[Records from a dataset]

__________________________________________________

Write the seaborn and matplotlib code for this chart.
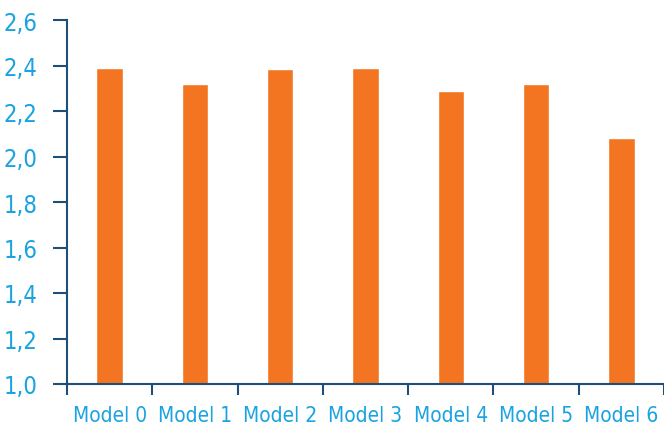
import numpy as np
import pandas as pd
import matplotlib
matplotlib.use('Agg')
import matplotlib.pyplot as plt
from matplotlib.ticker import FixedLocator, FuncFormatter
import seaborn as sns

# Données
models = ['Model 0', 'Model 1', 'Model 2', 'Model 3', 'Model 4', 'Model 5', 'Model 6']
values = [2.39, 2.32, 2.385, 2.39, 2.29, 2.32, 2.08]

sns.set_theme(style='white')
plt.rcParams['font.family'] = ['DejaVu Sans']
plt.rcParams['font.stretch'] = 'condensed'

spine_color = '#1f4e79'
label_color = '#1aa3e0'
bar_color = '#f37521'

df = pd.DataFrame({'model': models, 'value': values})

fig = plt.figure(figsize=(6.64, 4.27), dpi=100)
ax = fig.add_axes([67 / 664, 1 - 385 / 427, 1 - 67 / 664, (385 - 21) / 427])

sns.barplot(data=df, x='model', y='value', color=bar_color, width=0.31,
            saturation=1, ax=ax)

ax.set_ylim(1.0, 2.6)
ax.set_xlim(-0.5, 6.5)
ax.set_yticks(np.arange(1.0, 2.61, 0.2))
ax.yaxis.set_major_formatter(FuncFormatter(lambda v, _: f'{v:.1f}'.replace('.', ',')))
ax.set_xlabel('')
ax.set_ylabel('')

# ticks x entre les catégories
ax.xaxis.set_minor_locator(FixedLocator(np.arange(-0.5, 6.6, 1.0)))
ax.tick_params(axis='x', which='major', length=0, pad=15, labelsize=15, labelcolor=label_color)
ax.tick_params(axis='x', which='minor', length=8, width=1.5, color=spine_color, direction='out', bottom=True)
ax.tick_params(axis='y', which='major', length=10, width=1.5, color=spine_color, direction='out',
               left=True, pad=11, labelsize=17, labelcolor=label_color)

for side in ['top', 'right']:
    ax.spines[side].set_visible(False)
for side in ['left', 'bottom']:
    ax.spines[side].set_color(spine_color)
    ax.spines[side].set_linewidth(1.5)

plt.savefig('out.png', dpi=100)
plt.close()
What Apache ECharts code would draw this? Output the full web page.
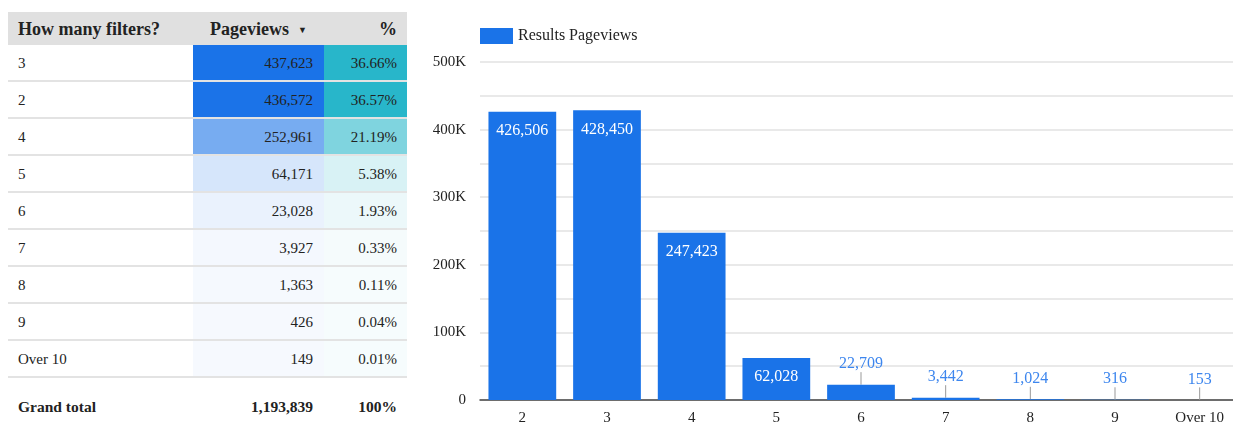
<!DOCTYPE html>
<html>
<head>
<meta charset="utf-8">
<script src="https://cdn.jsdelivr.net/npm/echarts@6/dist/echarts.min.js"></script>
<style>
  html, body { margin: 0; padding: 0; background: #fff; }
  body { width: 1233px; height: 423px; position: relative; overflow: hidden;
         font-family: 'Liberation Serif', 'DejaVu Serif', serif; color: #222; }
  #table { position: absolute; left: 8px; top: 12px; width: 399px; }
  .row { display: flex; height: 35px; border-bottom: 2px solid #e3e3e3; font-size: 15px; }
  .row > div { line-height: 36px; box-sizing: border-box; }
  .c1 { width: 185px; padding-left: 10px; text-align: left; }
  .c2 { width: 131px; padding-right: 11px; text-align: right; }
  .c3 { width: 83px; padding-right: 10px; text-align: right; }
  .head { height: 33px; border-bottom: none; background: #e0e0e0; font-weight: bold; font-size: 18px; }
  .head > div { line-height: 34px; }
  .head .c2 { padding-right: 17px; }
  .arrow { font-size: 9px; margin-left: 9px; vertical-align: 2px; }
  .total { height: 45px; border-bottom: none; font-weight: bold; padding-top: 6px; font-size: 15.5px; }
  .total > div { line-height: 46px; }
  #chart { position: absolute; left: 410px; top: 0; width: 823px; height: 423px; }
</style>
</head>
<body>
<div id="table"></div>
<div id="chart"></div>
<script>
// table data
var tableRows = ["3", "2", "4", "5", "6", "7", "8", "9", "Over 10"];
var tableViews = [437623, 436572, 252961, 64171, 23028, 3927, 1363, 426, 149];
var tablePct = ["36.66%", "36.57%", "21.19%", "5.38%", "1.93%", "0.33%", "0.11%", "0.04%", "0.01%"];
var totalViews = "1,193,839";
var totalPct = "100%";

// chart data
var categories = ["2", "3", "4", "5", "6", "7", "8", "9", "Over 10"];
var resultViews = [426506, 428450, 247423, 62028, 22709, 3442, 1024, 316, 153];
var yTicks = [0, 100000, 200000, 300000, 400000, 500000];

var BLUE = "#1a73e8";

function fmt(n) { return Number(n).toLocaleString("en-US"); }

function tint(rgb, t) {
  var c = rgb.map(function(v) { return Math.round(255 - t * (255 - v)); });
  return "rgb(" + c.join(",") + ")";
}

function buildTable() {
  var max = Math.max.apply(null, tableViews);
  var html = "<div class='row head'><div class='c1'>How many filters?</div>" +
    "<div class='c2'>Pageviews<span class='arrow'>&#9660;</span></div><div class='c3'>%</div></div>";
  tableRows.forEach(function(name, i) {
    var t = 0.04 + 0.96 * tableViews[i] / max;
    html += "<div class='row'><div class='c1'>" + name + "</div>" +
      "<div class='c2' style='background:" + tint([26, 115, 232], t) + "'>" + fmt(tableViews[i]) + "</div>" +
      "<div class='c3' style='background:" + tint([40, 182, 202], t) + "'>" + tablePct[i] + "</div></div>";
  });
  html += "<div class='row total'><div class='c1'>Grand total</div><div class='c2'>" + totalViews +
    "</div><div class='c3'>" + totalPct + "</div></div>";
  document.getElementById("table").innerHTML = html;
}

var FONT = "'Liberation Serif', 'DejaVu Serif', serif";

function initChart() {
  var chart = echarts.init(document.getElementById("chart"));
  var data = resultViews.map(function(v) {
    if (v > 40000) {
      return { value: v, label: { position: "insideTop", distance: 11, color: "#fff", fontSize: 16 } };
    }
    return { value: v, label: { position: "top", color: "#3d86ee", fontSize: 16 } };
  });
  chart.setOption({
    animation: false,
    legend: {
      left: 65, top: 23, itemWidth: 33, itemHeight: 16, itemGap: 7, icon: "rect",
      textStyle: { color: "#222", fontSize: 16, fontFamily: FONT }
    },
    grid: { left: 70, top: 62, width: 762, height: 338, outerBoundsMode: "none", containLabel: false },
    xAxis: {
      type: "category", data: categories,
      axisTick: { show: false },
      axisLine: { lineStyle: { color: "#444", width: 1.5 } },
      axisLabel: { color: "#222", fontSize: 15, fontFamily: FONT, margin: 11 }
    },
    yAxis: {
      type: "value", min: 0, max: 500000, interval: 50000,
      axisLine: { show: false }, axisTick: { show: false },
      splitLine: { lineStyle: { color: "#e2e2e2", width: 1.5 } },
      axisLabel: {
        color: "#222", fontSize: 15, fontFamily: FONT, margin: 14,
        formatter: function(v) {
          if (yTicks.indexOf(v) < 0) return "";
          return v === 0 ? "0" : (v / 1000) + "K";
        }
      }
    },
    series: [{
      name: "Results Pageviews", type: "bar", data: data,
      barCategoryGap: "20%",
      itemStyle: { color: BLUE },
      label: { show: true, fontFamily: FONT, formatter: function(p) { return fmt(p.value); } },
      labelLine: { show: true, lineStyle: { color: "#999", width: 1 } },
      labelLayout: function(p) {
        if (resultViews[p.dataIndex] > 40000) return {};
        return {
          x: p.rect.x + p.rect.width / 2,
          y: Math.min(p.rect.y - 20.5, 380.5),
          align: "center", verticalAlign: "middle"
        };
      }
    }]
  });
}

buildTable();
initChart();
</script>
</body>
</html>
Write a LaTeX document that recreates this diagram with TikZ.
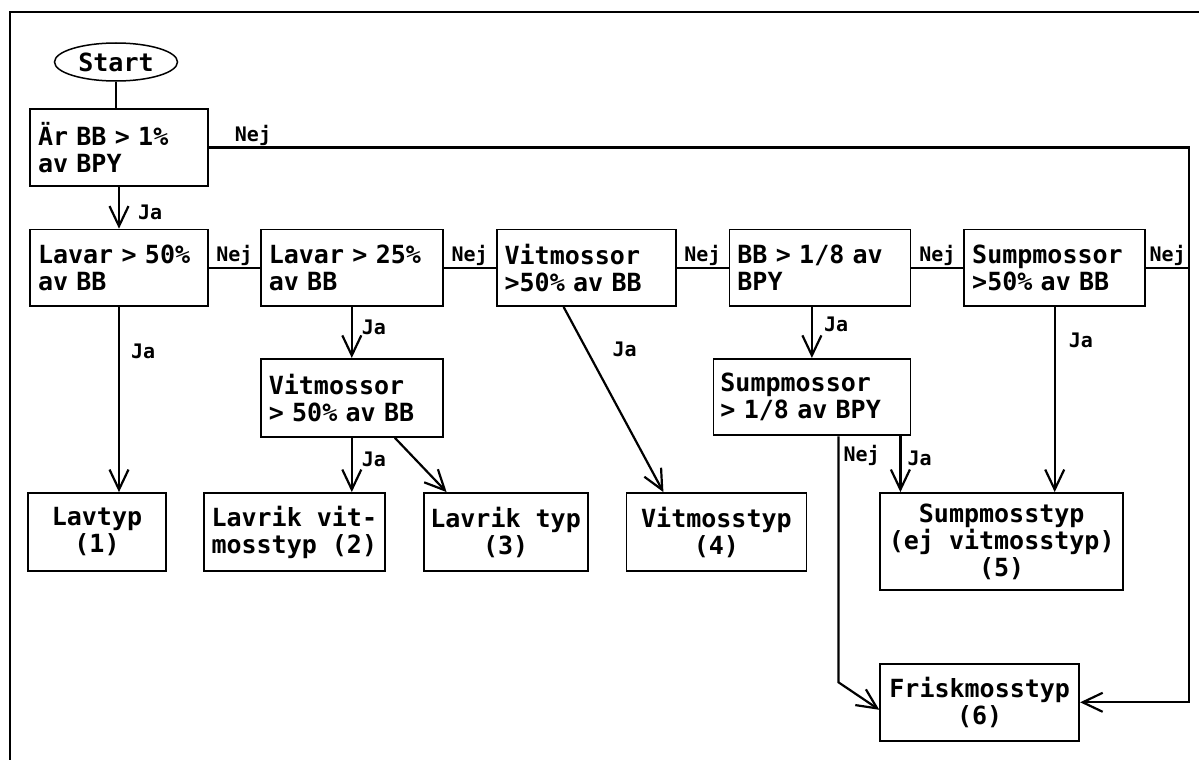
\documentclass[tikz,border=0pt]{standalone}
\usepackage{fontspec}
\newfontfamily\boxfam{DejaVu Sans Mono Bold}
\usepackage{tikz}
\usetikzlibrary{arrows.meta,positioning,shapes.geometric,calc}
\newcommand{\boxfont}{\boxfam\fontsize{25}{27}\selectfont}
\newcommand{\lblfont}{\boxfam\fontsize{20}{22}\selectfont}
\tikzset{
  askbox/.style={draw,line width=1.8pt,align=left,minimum height=76.5pt,
                 inner xsep=8pt,inner ysep=2pt,font=\boxfont},
  typebox/.style={draw,line width=1.8pt,align=center,minimum height=78pt,
                  inner sep=2pt,font=\boxfont},
  startnode/.style={draw,ellipse,line width=1.5pt,minimum width=123pt,
                    minimum height=38pt,inner sep=0pt,font=\boxfont},
  link/.style={line width=2.2pt},
  flow/.style={link,-{Straight Barb[length=20pt,width=19pt]}},
  lbl/.style={font=\lblfont,inner sep=1pt},
  frame/.style={line width=1.2pt},
}
\begin{document}
\begin{tikzpicture}[x=1pt,y=-1pt,node distance=42pt and 52pt]
\useasboundingbox (0,0) rectangle (1199,760);
\draw[frame] (10,760) -- (10,12) -- (1199,12);

% --- questions ---
\node[startnode] (start) at (116,62) {Start};
\node[askbox, text width=162pt] (q1) at (119,147.5) {Är BB > 1\%\\av BPY};
\node[askbox, text width=162pt, below=42pt of q1] (q2) {Lavar > 50\%\\av BB};
\node[askbox, text width=166pt, right=51pt of q2] (q3) {Lavar > 25\%\\av BB};
\node[askbox, text width=163pt, right=of q3] (q4) {Vitmossor\\>50\% av BB};
\node[askbox, text width=165pt, right=of q4] (q5) {BB > 1/8 av\\BPY};
\node[askbox, text width=165pt, right=of q5] (q6) {Sumpmossor\\>50\% av BB};
\node[askbox, text width=166pt, minimum height=78pt, below=51pt of q3] (q7) {Vitmossor\\> 50\% av BB};
\node[askbox, text width=183pt, inner xsep=7pt, below=51pt of q5.south east, anchor=north east] (q8)
  {Sumpmossor\\> 1/8 av BPY};

% --- types ---
\node[typebox, minimum width=138pt] (r1) at (97,532) {Lavtyp\\(1)};
\node[typebox, minimum width=181pt, right=36pt of r1] (r2) {Lavrik vit-\\mosstyp (2)};
\node[typebox, minimum width=164pt, right=37pt of r2] (r3) {Lavrik typ\\(3)};
\node[typebox, minimum width=180pt, right=37pt of r3] (r4) {Vitmosstyp\\(4)};
\node[typebox, minimum width=243pt, minimum height=97pt, right=72pt of r4.north east, anchor=north west] (r5)
  {Sumpmosstyp\\(ej vitmosstyp)\\(5)};
\node[typebox, minimum width=199pt, minimum height=77pt, below=72pt of r5.south west, anchor=north west] (r6)
  {Friskmosstyp\\(6)};

\coordinate (rail) at (1189,151);

% --- connectors ---
\draw[link] (start.south) -- (start.south |- q1.north);
\draw[flow] (q1.south) -- node[lbl, right=17pt, pos=0.6] (ja1) {Ja} (q2.north);
\draw[flow] (q1.east) -- node[lbl, above, pos=0.045] (nej1) {Nej} (q1.east -| rail) |- (r6.east);

\foreach \a/\b in {q2/q3, q3/q4, q4/q5, q5/q6}
  \draw[link] (\a) -- node[lbl, above] (nej-\a) {Nej} (\b);
\draw[link] (q6) -- node[lbl, above] (nej-q6) {Nej} (q6 -| rail);

\draw[flow] (q2.south) -- node[lbl, right=10pt, pos=0.24] (ja2) {Ja} (q2.south |- r1.north);
\draw[flow] (q3.south) -- node[lbl, right=8pt, pos=0.4] (ja3) {Ja} (q7.north);
\draw[flow] (q7.south) -- node[lbl, right=8pt, pos=0.4] (ja7) {Ja} (q7.south |- r2.north);
\draw[flow] ([xshift=43pt]q7.south) -- ([xshift=-59pt]r3.north);
\draw[flow] ([xshift=-22.5pt]q4.south) -- node[lbl, right=24pt, pos=0.23] (ja4) {Ja} ([xshift=-53pt]r4.north);
\draw[flow] (q8.north |- q5.south) -- node[lbl, right=10pt, pos=0.35] (ja5) {Ja} (q8.north);
\draw[flow] (q6.south) -- node[lbl, right=12pt, pos=0.18] (ja6) {Ja} (q6.south |- r5.north);
\draw[flow] ([xshift=88.5pt]q8.south) -- node[lbl, right=5pt, pos=0.4] (ja8) {Ja}
  ([xshift=88.5pt]q8.south |- r5.north);
\draw[flow] ([xshift=26.5pt]q8.south) -- node[lbl, right=3pt, pos=0.08] (nej8) {Nej}
  ++(0,246) -- ([yshift=-7.5pt]r6.west);

\end{tikzpicture}
\end{document}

__________________________________________________

# Objective
Report each line in the data that holds the word "seaborn".

# Solution
Write the seaborn and matplotlib code for this chart.
import seaborn as sns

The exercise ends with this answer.